Kathleen E. Wherthey Presiding Board Member

  • 1

      We cite to the regulations in effect when CTP served the Complaint on Respondent (in March 2024) and the underlying inspection occurred (in December 2023).  See W. Spirits, Inc., DAB No. 2844, at 2 n.1 (2018).

  • 2

      The Board’s October 11, 2024 letter acknowledging this appeal (Acknowledgment Letter) referred Respondent to 21 C.F.R. § 17.47 and provided a link to the Board’s explanatory procedural guidelines.  See Acknowledgment Letter at 2; Guidelines – Appellate Review of Decisions of Administrative Law Judges in Food and Drug Administration Tobacco Products Cases, available at https://www.hhs.gov/about/agencies/dab/different-appeals-at-dab/appeals-to-board/guidelines/fda-tobacco-decision-review/index.html (last visited December 23, 2024).  We presume Respondent received proper notice of all filings in this appeal, including the Acknowledgment Letter, which the Board posted in its electronic filing system and sent via certified mail to Respondent’s three addresses on file.  See Certified Mail Receipts.  Two of those mailings were returned (marked, respectively, “RETURN TO SENDER” and “UNCLAIMED”).  See Returned Mail; Unclaimed Mail.

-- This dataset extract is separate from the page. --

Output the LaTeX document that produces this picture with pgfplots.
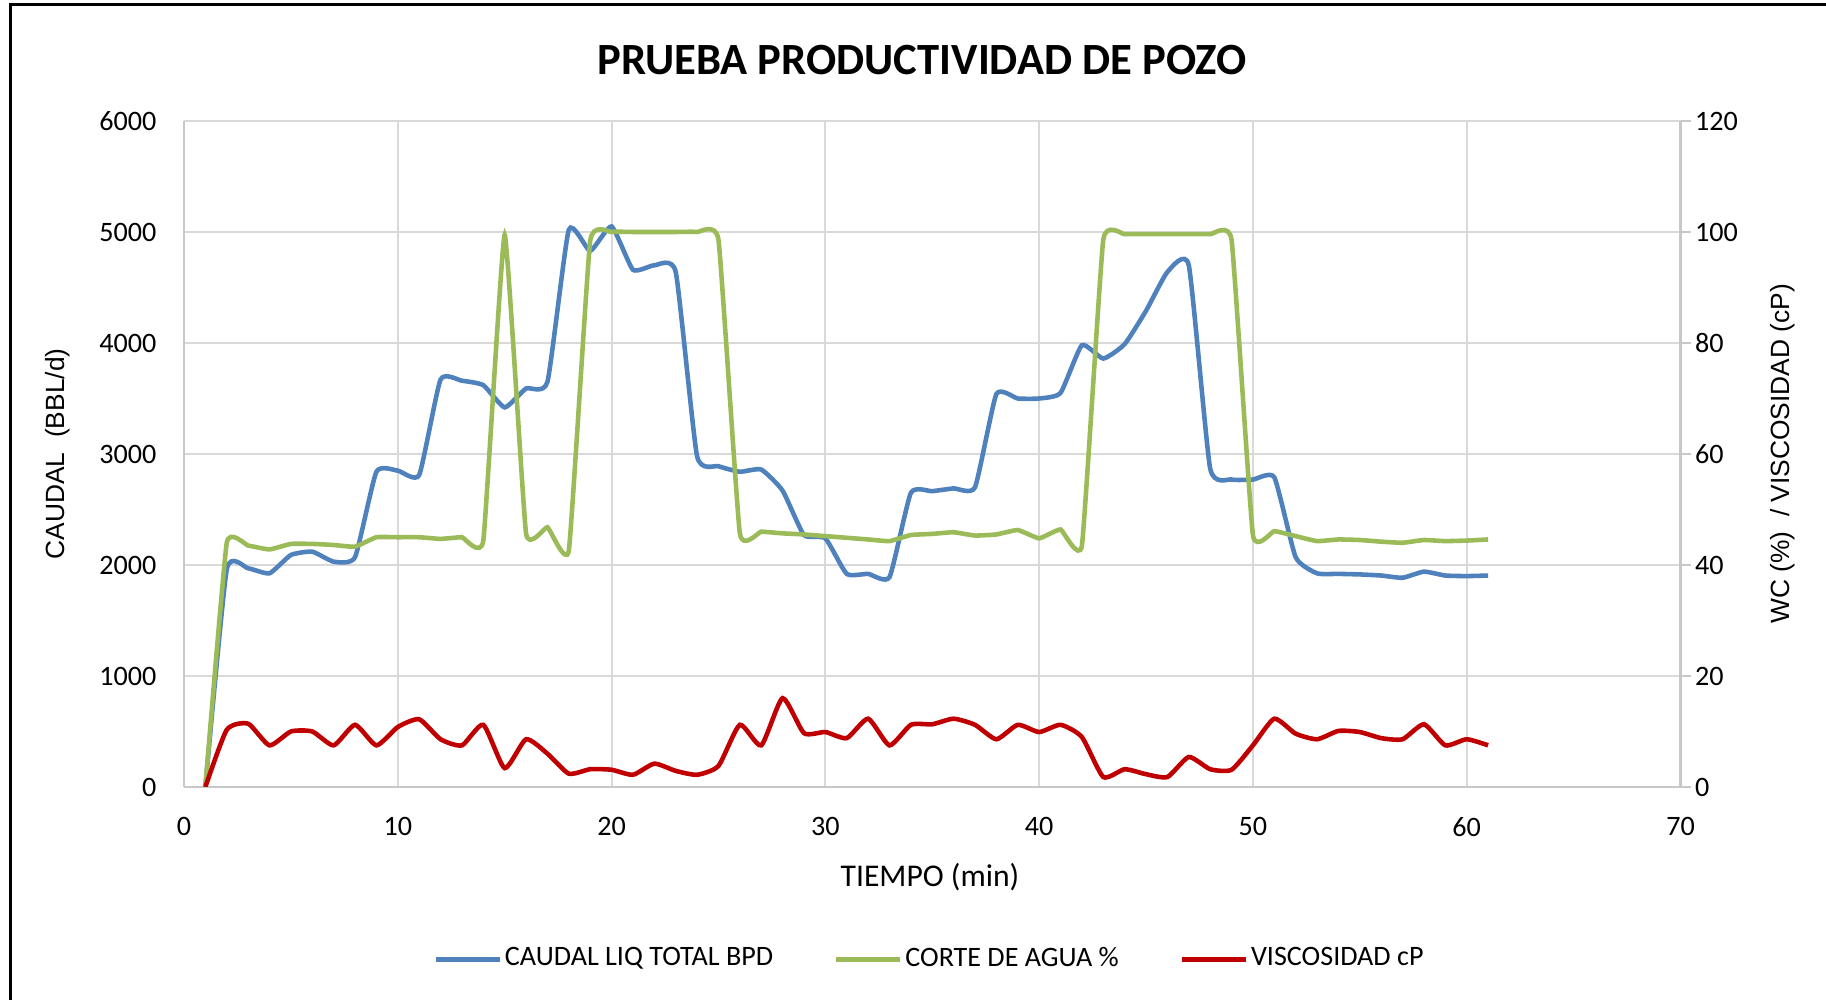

However, United States Postal Service documentation shows the third mailing (sent to P.O. Box 29171, Shreveport, LA 71149) was picked up at the Post Office on October 17, 2024.  See Mail Pick-Up Documentation.  CTP similarly filed its November 7, 2024 Memorandum in Opposition to Respondent’s Appeal (CTP’s Mem.) via the Board’s electronic filing system and sent copies to all three of Respondent’s addresses on file.  CTP’s Mem. at 9.

  • 3

      We cite to the PDF pages of Respondent’s unpaginated three-page Answer.